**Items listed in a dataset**
%%
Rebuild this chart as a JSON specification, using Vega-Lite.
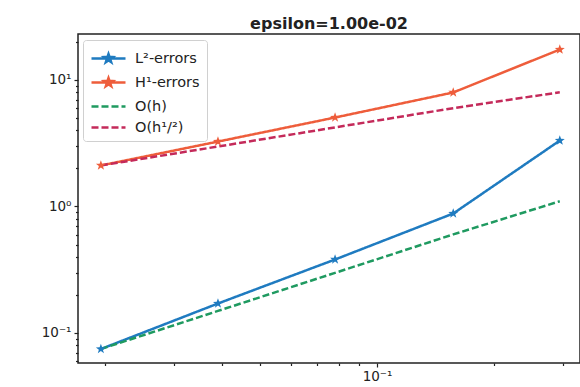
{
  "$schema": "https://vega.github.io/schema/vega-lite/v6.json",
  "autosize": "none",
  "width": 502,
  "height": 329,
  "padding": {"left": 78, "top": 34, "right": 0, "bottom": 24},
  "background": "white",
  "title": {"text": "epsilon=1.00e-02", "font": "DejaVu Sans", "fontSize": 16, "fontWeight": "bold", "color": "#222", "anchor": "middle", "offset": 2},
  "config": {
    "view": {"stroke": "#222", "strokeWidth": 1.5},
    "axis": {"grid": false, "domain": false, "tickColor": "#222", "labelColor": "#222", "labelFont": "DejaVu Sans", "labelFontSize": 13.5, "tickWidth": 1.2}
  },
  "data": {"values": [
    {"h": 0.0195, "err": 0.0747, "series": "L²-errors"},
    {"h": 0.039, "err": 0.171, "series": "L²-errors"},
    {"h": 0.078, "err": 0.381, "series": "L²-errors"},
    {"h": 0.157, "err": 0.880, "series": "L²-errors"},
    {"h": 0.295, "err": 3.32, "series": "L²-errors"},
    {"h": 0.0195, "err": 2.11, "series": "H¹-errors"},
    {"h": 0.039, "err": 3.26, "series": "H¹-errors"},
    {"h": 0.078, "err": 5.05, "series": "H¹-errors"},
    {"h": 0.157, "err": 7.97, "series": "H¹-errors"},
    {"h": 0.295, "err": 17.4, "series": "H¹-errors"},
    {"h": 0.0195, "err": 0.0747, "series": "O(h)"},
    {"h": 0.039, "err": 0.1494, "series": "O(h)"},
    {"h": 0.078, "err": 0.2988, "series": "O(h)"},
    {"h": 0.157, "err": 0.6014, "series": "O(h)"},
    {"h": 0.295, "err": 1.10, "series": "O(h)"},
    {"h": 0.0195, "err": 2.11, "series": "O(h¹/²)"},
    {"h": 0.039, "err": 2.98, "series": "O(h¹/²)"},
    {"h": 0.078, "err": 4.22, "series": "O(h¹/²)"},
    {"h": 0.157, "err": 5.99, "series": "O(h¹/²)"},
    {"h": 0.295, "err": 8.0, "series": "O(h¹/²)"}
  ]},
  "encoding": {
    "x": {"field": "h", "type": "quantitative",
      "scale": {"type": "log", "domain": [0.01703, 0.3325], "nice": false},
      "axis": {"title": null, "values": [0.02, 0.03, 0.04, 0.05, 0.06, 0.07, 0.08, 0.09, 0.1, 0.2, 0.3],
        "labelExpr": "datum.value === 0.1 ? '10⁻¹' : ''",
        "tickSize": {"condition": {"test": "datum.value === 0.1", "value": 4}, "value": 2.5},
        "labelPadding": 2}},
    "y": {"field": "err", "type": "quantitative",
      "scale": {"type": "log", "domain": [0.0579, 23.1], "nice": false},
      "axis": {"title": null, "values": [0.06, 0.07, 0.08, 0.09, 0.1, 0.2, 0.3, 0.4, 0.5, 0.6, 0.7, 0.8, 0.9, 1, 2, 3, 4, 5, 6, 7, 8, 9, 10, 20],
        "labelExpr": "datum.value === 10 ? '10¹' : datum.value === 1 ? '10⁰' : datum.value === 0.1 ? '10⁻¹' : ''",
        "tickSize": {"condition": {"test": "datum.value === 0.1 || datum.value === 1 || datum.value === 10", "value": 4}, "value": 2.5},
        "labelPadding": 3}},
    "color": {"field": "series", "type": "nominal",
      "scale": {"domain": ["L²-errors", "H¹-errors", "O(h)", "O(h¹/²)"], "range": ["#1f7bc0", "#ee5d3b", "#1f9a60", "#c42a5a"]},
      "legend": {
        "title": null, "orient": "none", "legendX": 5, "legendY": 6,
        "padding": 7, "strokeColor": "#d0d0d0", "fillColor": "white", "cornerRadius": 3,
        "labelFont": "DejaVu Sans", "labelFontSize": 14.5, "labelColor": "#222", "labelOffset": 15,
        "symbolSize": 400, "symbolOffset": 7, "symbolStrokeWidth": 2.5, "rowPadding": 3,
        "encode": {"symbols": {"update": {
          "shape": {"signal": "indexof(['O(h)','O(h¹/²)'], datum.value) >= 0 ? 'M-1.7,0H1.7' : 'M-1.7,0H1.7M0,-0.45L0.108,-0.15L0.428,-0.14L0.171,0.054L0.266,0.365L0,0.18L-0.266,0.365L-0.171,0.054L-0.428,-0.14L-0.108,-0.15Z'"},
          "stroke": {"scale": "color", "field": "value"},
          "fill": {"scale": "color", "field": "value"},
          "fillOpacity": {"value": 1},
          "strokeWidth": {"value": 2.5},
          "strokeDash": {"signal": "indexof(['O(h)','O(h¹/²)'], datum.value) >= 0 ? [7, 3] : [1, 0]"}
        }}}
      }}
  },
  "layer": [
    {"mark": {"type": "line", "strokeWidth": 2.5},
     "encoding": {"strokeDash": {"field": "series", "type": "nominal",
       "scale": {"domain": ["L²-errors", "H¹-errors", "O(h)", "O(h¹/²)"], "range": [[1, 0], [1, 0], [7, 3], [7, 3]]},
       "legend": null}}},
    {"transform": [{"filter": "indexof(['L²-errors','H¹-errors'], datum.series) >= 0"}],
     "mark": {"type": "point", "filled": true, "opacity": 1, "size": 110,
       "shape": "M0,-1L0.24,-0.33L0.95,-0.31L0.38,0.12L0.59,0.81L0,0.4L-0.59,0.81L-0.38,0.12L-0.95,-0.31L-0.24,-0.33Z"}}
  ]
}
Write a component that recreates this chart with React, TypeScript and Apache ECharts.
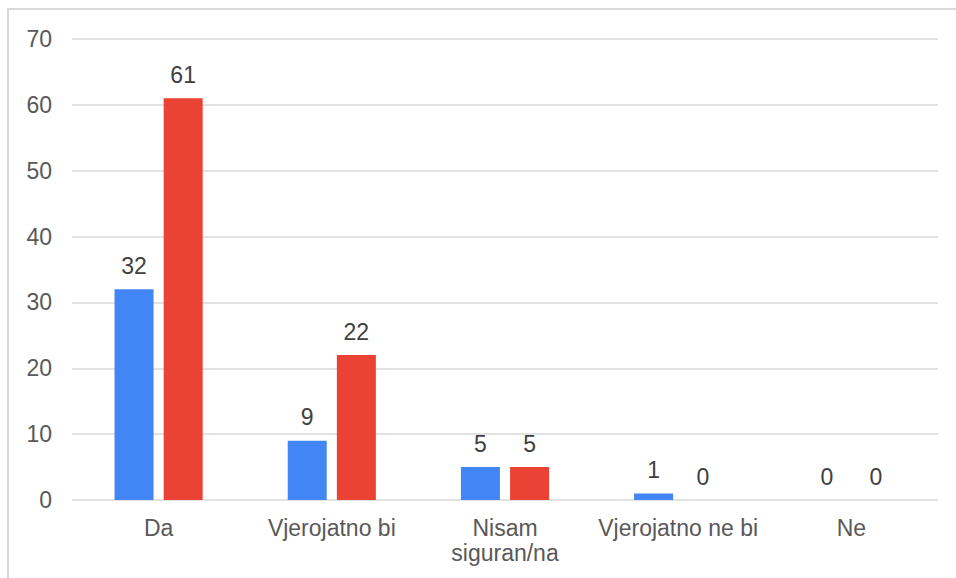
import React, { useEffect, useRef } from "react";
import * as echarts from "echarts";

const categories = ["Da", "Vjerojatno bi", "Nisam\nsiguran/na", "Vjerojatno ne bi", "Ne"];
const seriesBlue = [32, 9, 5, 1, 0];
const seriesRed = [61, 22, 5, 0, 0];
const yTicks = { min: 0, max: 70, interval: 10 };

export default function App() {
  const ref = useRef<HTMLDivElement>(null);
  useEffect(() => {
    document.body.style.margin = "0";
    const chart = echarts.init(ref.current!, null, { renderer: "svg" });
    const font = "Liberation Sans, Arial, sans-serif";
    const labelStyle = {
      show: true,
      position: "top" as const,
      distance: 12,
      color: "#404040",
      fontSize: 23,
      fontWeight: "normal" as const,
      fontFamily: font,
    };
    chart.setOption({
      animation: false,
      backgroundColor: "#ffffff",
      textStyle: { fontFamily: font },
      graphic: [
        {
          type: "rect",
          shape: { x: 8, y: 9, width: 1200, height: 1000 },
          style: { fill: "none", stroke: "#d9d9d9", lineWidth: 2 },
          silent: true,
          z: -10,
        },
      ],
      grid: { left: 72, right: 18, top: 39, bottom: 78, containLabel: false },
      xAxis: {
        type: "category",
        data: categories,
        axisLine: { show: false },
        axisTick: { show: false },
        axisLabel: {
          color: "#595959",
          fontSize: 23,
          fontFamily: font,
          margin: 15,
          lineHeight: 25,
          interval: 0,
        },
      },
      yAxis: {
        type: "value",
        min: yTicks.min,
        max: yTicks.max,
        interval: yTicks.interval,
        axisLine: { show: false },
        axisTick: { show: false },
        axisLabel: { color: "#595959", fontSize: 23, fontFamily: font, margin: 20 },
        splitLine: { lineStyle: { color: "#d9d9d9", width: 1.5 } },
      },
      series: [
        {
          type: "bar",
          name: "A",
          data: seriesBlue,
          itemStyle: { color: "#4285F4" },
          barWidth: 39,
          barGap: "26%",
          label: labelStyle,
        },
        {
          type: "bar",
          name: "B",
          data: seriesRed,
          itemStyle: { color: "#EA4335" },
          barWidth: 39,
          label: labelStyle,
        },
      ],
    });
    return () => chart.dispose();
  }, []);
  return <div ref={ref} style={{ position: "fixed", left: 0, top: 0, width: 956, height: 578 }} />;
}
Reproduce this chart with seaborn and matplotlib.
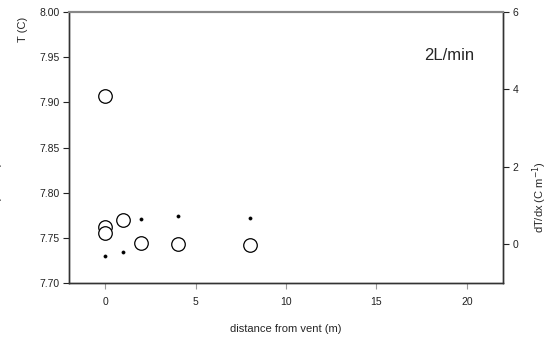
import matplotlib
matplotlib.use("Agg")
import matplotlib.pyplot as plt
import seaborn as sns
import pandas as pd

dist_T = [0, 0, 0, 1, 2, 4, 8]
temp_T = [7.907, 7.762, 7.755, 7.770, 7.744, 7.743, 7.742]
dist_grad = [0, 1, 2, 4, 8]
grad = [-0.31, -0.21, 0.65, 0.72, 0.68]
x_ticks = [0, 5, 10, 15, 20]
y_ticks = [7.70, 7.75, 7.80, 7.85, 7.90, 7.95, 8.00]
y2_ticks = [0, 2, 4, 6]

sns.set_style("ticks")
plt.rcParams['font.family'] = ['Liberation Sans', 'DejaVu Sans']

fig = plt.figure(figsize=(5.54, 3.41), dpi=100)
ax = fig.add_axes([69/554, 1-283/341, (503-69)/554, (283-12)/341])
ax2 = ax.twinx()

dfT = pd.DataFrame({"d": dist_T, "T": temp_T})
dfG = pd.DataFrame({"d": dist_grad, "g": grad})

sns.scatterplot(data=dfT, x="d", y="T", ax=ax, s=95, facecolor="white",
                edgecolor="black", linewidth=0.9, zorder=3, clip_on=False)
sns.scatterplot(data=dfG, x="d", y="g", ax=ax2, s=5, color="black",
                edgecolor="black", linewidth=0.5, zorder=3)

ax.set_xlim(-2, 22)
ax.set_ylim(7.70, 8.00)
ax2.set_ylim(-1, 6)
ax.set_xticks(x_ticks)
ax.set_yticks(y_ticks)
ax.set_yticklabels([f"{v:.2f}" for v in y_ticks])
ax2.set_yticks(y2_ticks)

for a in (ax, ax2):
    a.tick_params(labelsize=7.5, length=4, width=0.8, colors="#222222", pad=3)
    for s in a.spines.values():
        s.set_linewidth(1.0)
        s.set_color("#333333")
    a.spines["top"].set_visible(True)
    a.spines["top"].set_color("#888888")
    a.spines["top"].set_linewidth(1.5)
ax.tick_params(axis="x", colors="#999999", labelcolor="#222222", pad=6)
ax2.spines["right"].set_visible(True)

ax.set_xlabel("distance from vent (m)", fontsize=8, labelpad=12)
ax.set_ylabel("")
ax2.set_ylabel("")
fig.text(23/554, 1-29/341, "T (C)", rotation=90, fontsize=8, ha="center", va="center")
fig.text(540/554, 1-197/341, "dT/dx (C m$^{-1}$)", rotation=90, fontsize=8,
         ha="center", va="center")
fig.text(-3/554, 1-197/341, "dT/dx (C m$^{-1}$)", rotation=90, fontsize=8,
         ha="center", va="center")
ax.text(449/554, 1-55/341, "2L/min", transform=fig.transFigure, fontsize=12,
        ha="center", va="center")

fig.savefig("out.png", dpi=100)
%%
**Directive**
List every line above that contains the word "this".

**Worked answer**
Rebuild this chart as a JSON specification, using Vega-Lite.
Write a component that recreates this chart with React, TypeScript and Apache ECharts.
Reproduce this chart with seaborn and matplotlib.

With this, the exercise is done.